Thank you for the comment. Let me say that I envy your present situation where you are working with several different lasers and investigating various questions. I made a joke about your Holmium jet because of this freedom.
Those images are about one year old and I have been working on this laser exclusively during this time. I did not make a video of that original version because I never reached what I considered a definitive point of completion. I have made so many changes it is hard to remember them without my log book.
1. The laser in the image was externally triggered, produced up to 10 J in a 50usec pulse, was limited by the xenon lamps' voltage hold off to 2800V and approximately 1000J input. At maximum power the divergence was 30mrad.
2. A thyratron and then a spark gap replaced the external trigger and allowed additional power to be sent to the lamps. This increased the pulse duration to 60 usec due to the additional inductance and the power then plateaued at 20J and the divergence increased further to 40mrad. Additional input energy only increased the pulse duration.

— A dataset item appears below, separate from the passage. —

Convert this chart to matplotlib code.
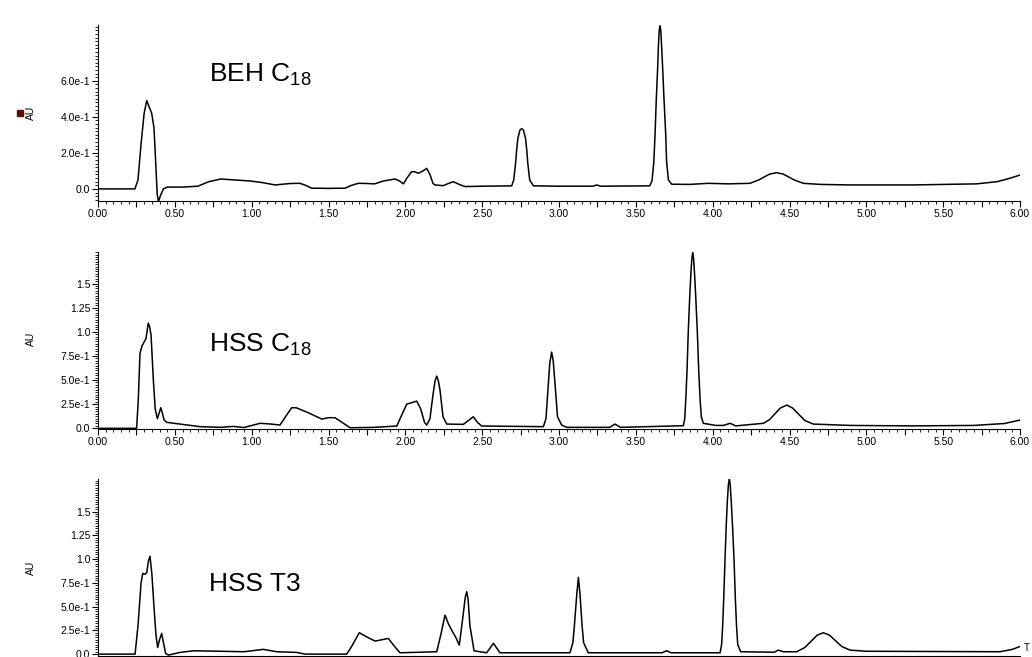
# Three stacked UV chromatograms (BEH C18, HSS C18, HSS T3) over 0-6 min
import matplotlib
matplotlib.use('Agg')
import matplotlib.pyplot as plt
from matplotlib.ticker import MultipleLocator, FuncFormatter
from matplotlib.patches import Rectangle

plt.rcParams['font.family'] = ['Liberation Sans', 'DejaVu Sans']
plt.rcParams['mathtext.fontset'] = 'custom'
plt.rcParams['mathtext.rm'] = 'Liberation Sans'
plt.rcParams['mathtext.it'] = 'Liberation Sans'
plt.rcParams['mathtext.default'] = 'regular'

# Values: time (min) and absorbance (AU)
beh_time = [0.00, 0.24, 0.26, 0.28, 0.30, 0.317, 0.335, 0.349, 0.364, 0.375, 0.385, 0.393, 0.405,
            0.425, 0.45, 0.55, 0.65, 0.72, 0.80, 0.88, 0.99, 1.07, 1.152, 1.25, 1.314, 1.35, 1.39,
            1.50, 1.607, 1.65, 1.694, 1.75, 1.80, 1.857, 1.933, 1.96, 1.987, 2.01, 2.041, 2.06,
            2.085, 2.115, 2.139, 2.16, 2.18, 2.193, 2.247, 2.28, 2.312, 2.35, 2.388, 2.50, 2.692,
            2.705, 2.717, 2.724, 2.732, 2.745, 2.757, 2.769, 2.782, 2.79, 2.797, 2.809, 2.833,
            3.00, 3.22, 3.245, 3.27, 3.59, 3.605, 3.617, 3.625, 3.633, 3.642, 3.647, 3.652, 3.657,
            3.662, 3.667, 3.674, 3.683, 3.694, 3.70, 3.712, 3.733, 3.85, 3.972, 4.10, 4.243, 4.30,
            4.37, 4.417, 4.46, 4.53, 4.59, 4.70, 4.894, 5.30, 5.718, 5.85, 5.93, 6.00]
beh_au = [0.0, 0.0, 0.05, 0.25, 0.42, 0.49, 0.45, 0.42, 0.34, 0.15, -0.03, -0.07, -0.04,
          0.0, 0.01, 0.01, 0.015, 0.04, 0.055, 0.05, 0.044, 0.035, 0.022, 0.03, 0.031, 0.02, 0.004,
          0.003, 0.004, 0.02, 0.031, 0.03, 0.028, 0.044, 0.055, 0.045, 0.028, 0.06, 0.096, 0.095,
          0.087, 0.10, 0.114, 0.08, 0.03, 0.022, 0.018, 0.03, 0.04, 0.025, 0.013, 0.015, 0.017,
          0.05, 0.14, 0.215, 0.28, 0.325, 0.335, 0.325, 0.28, 0.215, 0.14, 0.05, 0.017,
          0.015, 0.015, 0.022, 0.015, 0.017, 0.045, 0.15, 0.307, 0.5, 0.676, 0.80, 0.88, 0.906,
          0.88, 0.80, 0.676, 0.5, 0.307, 0.15, 0.05, 0.026, 0.025, 0.031, 0.028, 0.031, 0.05,
          0.082, 0.09, 0.082, 0.05, 0.031, 0.025, 0.022, 0.022, 0.028, 0.04, 0.058, 0.077]

hssc18_time = [0.00, 0.251, 0.262, 0.273, 0.285, 0.295, 0.312, 0.327, 0.336, 0.345, 0.36, 0.372,
               0.386, 0.398, 0.408, 0.418, 0.43, 0.447, 0.534, 0.664, 0.80, 0.88, 0.95, 1.054,
               1.12, 1.184, 1.22, 1.26, 1.29, 1.37, 1.456, 1.50, 1.542, 1.58, 1.64, 1.80, 1.944,
               1.98, 2.009, 2.04, 2.074, 2.10, 2.125, 2.139, 2.16, 2.18, 2.193, 2.204, 2.215, 2.225,
               2.245, 2.269, 2.377, 2.41, 2.442, 2.47, 2.497, 2.898, 2.915, 2.93, 2.94, 2.952,
               2.962, 2.972, 2.99, 3.017, 3.05, 3.33, 3.364, 3.40, 3.809, 3.818, 3.825, 3.833,
               3.841, 3.85, 3.858, 3.864, 3.87, 3.876, 3.882, 3.89, 3.90, 3.909, 3.918, 3.926,
               3.939, 4.02, 4.07, 4.113, 4.15, 4.33, 4.37, 4.44, 4.482, 4.52, 4.60, 4.655, 4.894,
               5.30, 5.70, 5.90, 6.00]
hssc18_au = [0.0, 0.0, 0.3, 0.775, 0.85, 0.88, 0.93, 1.09, 1.05, 0.965, 0.5, 0.2,
             0.10, 0.16, 0.213, 0.16, 0.086, 0.062, 0.044, 0.017, 0.01, 0.02, 0.008, 0.052,
             0.045, 0.034, 0.12, 0.213, 0.213, 0.16, 0.096, 0.11, 0.11, 0.07, 0.006, 0.01, 0.024,
             0.15, 0.251, 0.265, 0.282, 0.2, 0.06, 0.034, 0.10, 0.35, 0.49, 0.541, 0.49, 0.40,
             0.12, 0.044, 0.041, 0.08, 0.12, 0.06, 0.024, 0.017, 0.10, 0.45, 0.68, 0.79,
             0.70, 0.50, 0.12, 0.034, 0.01, 0.01, 0.044, 0.01, 0.027, 0.1, 0.3, 0.6,
             1.0, 1.35, 1.6, 1.75, 1.826, 1.75, 1.6, 1.35, 1.0, 0.6, 0.3, 0.12,
             0.052, 0.03, 0.03, 0.052, 0.025, 0.052, 0.09, 0.21, 0.241, 0.21, 0.08, 0.044, 0.03,
             0.025, 0.03, 0.05, 0.086]

hsst3_time = [0.00, 0.241, 0.26, 0.28, 0.291, 0.305, 0.317, 0.328, 0.338, 0.35, 0.364, 0.377,
              0.388, 0.40, 0.414, 0.428, 0.44, 0.458, 0.534, 0.62, 0.80, 0.95, 1.076, 1.163,
              1.293, 1.347, 1.618, 1.65, 1.70, 1.75, 1.803, 1.889, 1.93, 1.965, 2.204, 2.23,
              2.258, 2.28, 2.301, 2.33, 2.351, 2.375, 2.39, 2.399, 2.408, 2.42, 2.447, 2.529,
              2.573, 2.616, 3.071, 3.09, 3.10, 3.115, 3.126, 3.137, 3.15, 3.16, 3.19, 3.67, 3.70,
              3.73, 4.048, 4.058, 4.065, 4.072, 4.08, 4.088, 4.095, 4.102, 4.108, 4.114, 4.121,
              4.129, 4.139, 4.147, 4.155, 4.163, 4.182, 4.40, 4.427, 4.46, 4.547, 4.60, 4.68,
              4.72, 4.76, 4.84, 4.894, 5.00, 5.87, 5.95, 6.01]
hsst3_au = [0.0, 0.0, 0.3, 0.75, 0.85, 0.84, 0.857, 0.98, 1.03, 0.85, 0.5, 0.2,
            0.07, 0.15, 0.218, 0.10, 0.007, -0.01, 0.018, 0.035, 0.03, 0.025, 0.05, 0.025,
            0.018, 0.0, 0.0, 0.08, 0.225, 0.18, 0.137, 0.165, 0.08, 0.014, 0.025, 0.2,
            0.41, 0.32, 0.253, 0.17, 0.095, 0.4, 0.6, 0.657, 0.58, 0.3, 0.035, 0.014,
            0.113, 0.014, 0.014, 0.12, 0.3, 0.62, 0.808, 0.62, 0.3, 0.12, 0.014, 0.014, 0.035,
            0.014, 0.014, 0.1, 0.3, 0.6, 0.99, 1.35, 1.6, 1.78, 1.85, 1.78, 1.6,
            1.35, 0.99, 0.6, 0.3, 0.1, 0.025, 0.02, 0.042, 0.025, 0.025, 0.07, 0.2,
            0.225, 0.2, 0.08, 0.042, 0.03, 0.025, 0.05, 0.087]

# y ticks and labels for each panel
beh_yticks = [0.0, 0.2, 0.4, 0.6]
beh_ylabels = ['0.0', '2.0e-1', '4.0e-1', '6.0e-1']
hss_yticks = [0.0, 0.25, 0.5, 0.75, 1.0, 1.25, 1.5]
hss_ylabels = ['0.0', '2.5e-1', '5.0e-1', '7.5e-1', '1.0', '1.25', '1.5']

panels = [
    ('BEH C$_{18}$', beh_time, beh_au, (-0.067, 0.91), beh_yticks, beh_ylabels, 0.02, 0.676),
    ('HSS C$_{18}$', hssc18_time, hssc18_au, (-0.01, 1.83), hss_yticks, hss_ylabels, 0.025, 0.435),
    ('HSS T3', hsst3_time, hsst3_au, (-0.02, 1.84), hss_yticks, hss_ylabels, 0.025, 0.37),
]
# axes rectangles (left, bottom, width, height) in figure fraction
boxes = [(0.095, 0.6941, 0.8934, 0.2679),
         (0.095, 0.3466, 0.8934, 0.2703),
         (0.095, 0.0015, 0.8934, 0.2690)]
au_label_y = [113, 339, 568]

fig = plt.figure(figsize=(10.32, 6.57), dpi=100)

for i, ((name, t, au, ylim, yt, yl, yminor, ty), box, ly) in enumerate(zip(panels, boxes, au_label_y)):
    ax = fig.add_axes(box)
    ax.plot(t, au, color='black', lw=1.1)
    ax.set_xlim(0, 6.0)
    ax.set_ylim(*ylim)
    for s in ['top', 'right']:
        ax.spines[s].set_visible(False)
    ax.xaxis.set_major_locator(MultipleLocator(0.25))
    ax.xaxis.set_minor_locator(MultipleLocator(0.05))
    ax.xaxis.set_major_formatter(FuncFormatter(
        lambda v, p: '%.2f' % v if abs(v / 0.5 - round(v / 0.5)) < 1e-6 else ''))
    ax.set_yticks(yt)
    ax.set_yticklabels(yl)
    ax.yaxis.set_minor_locator(MultipleLocator(yminor))
    ax.tick_params(axis='both', which='major', length=4, width=0.8, labelsize=7.5, pad=1.5,
                   direction='out')
    ax.tick_params(axis='both', which='minor', length=2, width=0.6, direction='out')
    if i == 2:
        # bottom panel's time labels fall below the picture edge
        ax.tick_params(axis='x', labelbottom=False)
    ax.text(0.12, ty, name, transform=ax.transAxes, fontsize=19, va='baseline', ha='left')
    fig.text(31 / 1032, 1 - ly / 657, 'AU', rotation=90, fontsize=7.5, ha='center', va='center')

# small marker square beside the first AU label
fig.patches.append(Rectangle((17 / 1032, 1 - 116 / 657), 6 / 1032, 6 / 657,
                             transform=fig.transFigure, color='#5a0c0c', zorder=5))
fig.text(1024 / 1032, 1 - 648 / 657, 'T', fontsize=7, ha='left', va='center')

fig.savefig('out.png', dpi=100)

3. Several different lamps were tried. First two then 6 and then again two, but these last two lamps were much larger, ablating wall lamps and the triggering was changed to a high voltage pulse injected parallel to the main, directly coupled, discharge circuit. The adjustable pressure in the ablating wall lamps allows the voltage stand-off to be set to match the discharge voltage and so the spark gap was removed. This last lamp configuration (the current set up) produces 12usec discharges and the laser pulse is up to 8usec long. I estimate the energy at 70J , but the calorimeter I was using to make this measurement was damaged..
The divergence is still high at 40mrad and the power output again plateaus even though I can easily increase the input beyond the 3000J where the power ceases to increase. I believe the gain is becoming so high that the highly divergent rays are simply not exiting the cavity, but develop suffecent gain to lase into the pump chamber. By lowering the dye concentration in order to lower the gain I can demonstrate that the lamps can continue to produce more light and more laser energy beyond 3000J input.
I have tried several unstable cavities that are reported to significantly reduce divergence. The simplest was a positive branch confocal resonator with a magnification of two and out coupling via an annular scraper mirror immediately in front of the convex, high reflector. I am also going to try to modify the pump chamber to a non-imaging parabolic concentrator to allow me to reduce the cell diameter from it's current 21mm to a significantly lower cross section. This looks promising as it will allow higher dye concentrations as well.